To get across my point, I drew an example from a recent experience of mine: when two people dance Lindy Hop, one must lead and the other must follow.

If both were leaders, they would be trying to do different steps all the time and likely not only clash with each other but also crash into each other.

If both were followers, neither would take the initiative to give their partner clear directions and a framework within which they can dance in harmony.

At the end of the day, leaders cannot exist without followers (and vice versa).

Systems and subsystems

Given my penchant for abstraction, I’d like to make this post more general.

Think of bicycles (or teams) as systems and parts (or people) as subsystems.

Any subsystem must first accomplish its goal on its own. Only then it can interact with other subsystems and positively contribute to a system.

(Also, any system is made of subsystems and can be a subsystem itself. If you fancy this theory, you may want to delve into systems thinking and design thinking.)

Cycling back to bicycles

A pedal alone will never make a full bicycle.

But if you happen to be a metaphorical pedal of a metaphorical bicycle, then you can just try to become a great pedal – gracefully and joyfully.

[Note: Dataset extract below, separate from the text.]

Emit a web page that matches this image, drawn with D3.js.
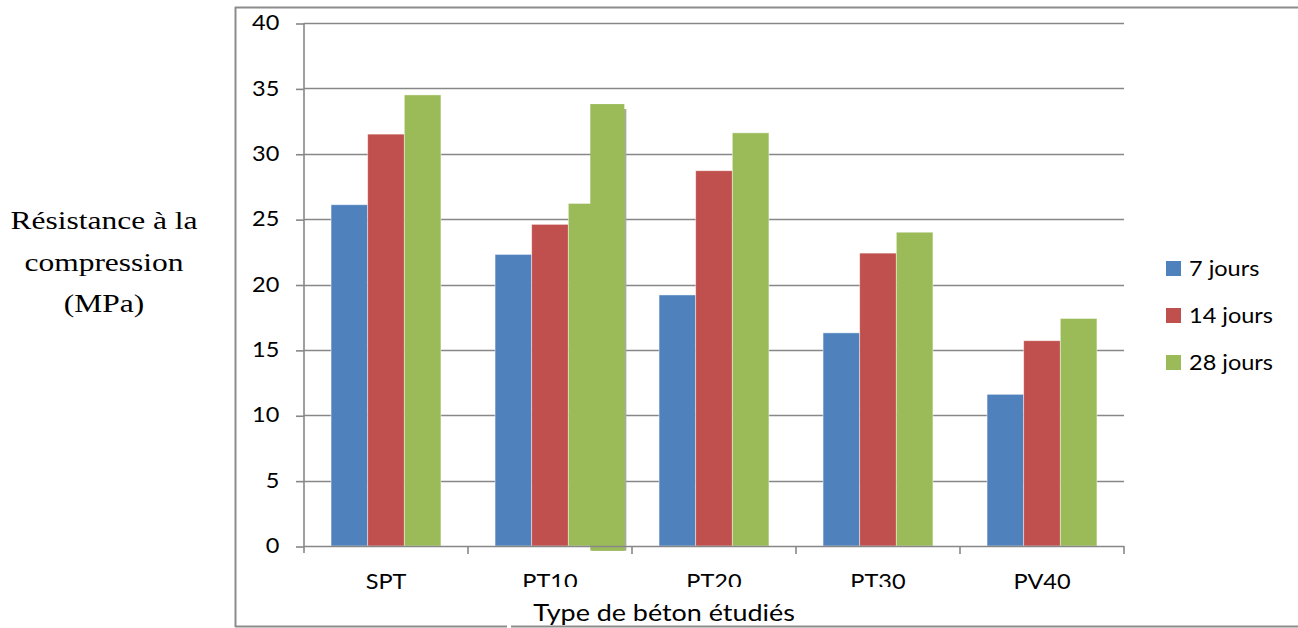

In different circumstances, you may be a handlebar. Or even the whole bicycle.

Some times it makes sense to dissect everything and focus on the details. Other times it’s more helpful to look at the big picture and think holistically.

From bicycles to airplanes (just because why not)

A bicycle without pedals can surely bring you from point A to point B, but it can also be a pain in the ass. Not to speak about a bicycle with no saddle.

We’re all different, and that’s perfectly fine. Maybe some need no pedals (nor saddles) for biking to be a joy. Perhaps their lack even adds to the fun! 😜️

After all, as Antoine de Saint Exupéry had it (although referring to planes):

It seems that perfection is attained not when there is nothing more to add, but when there is nothing more to remove.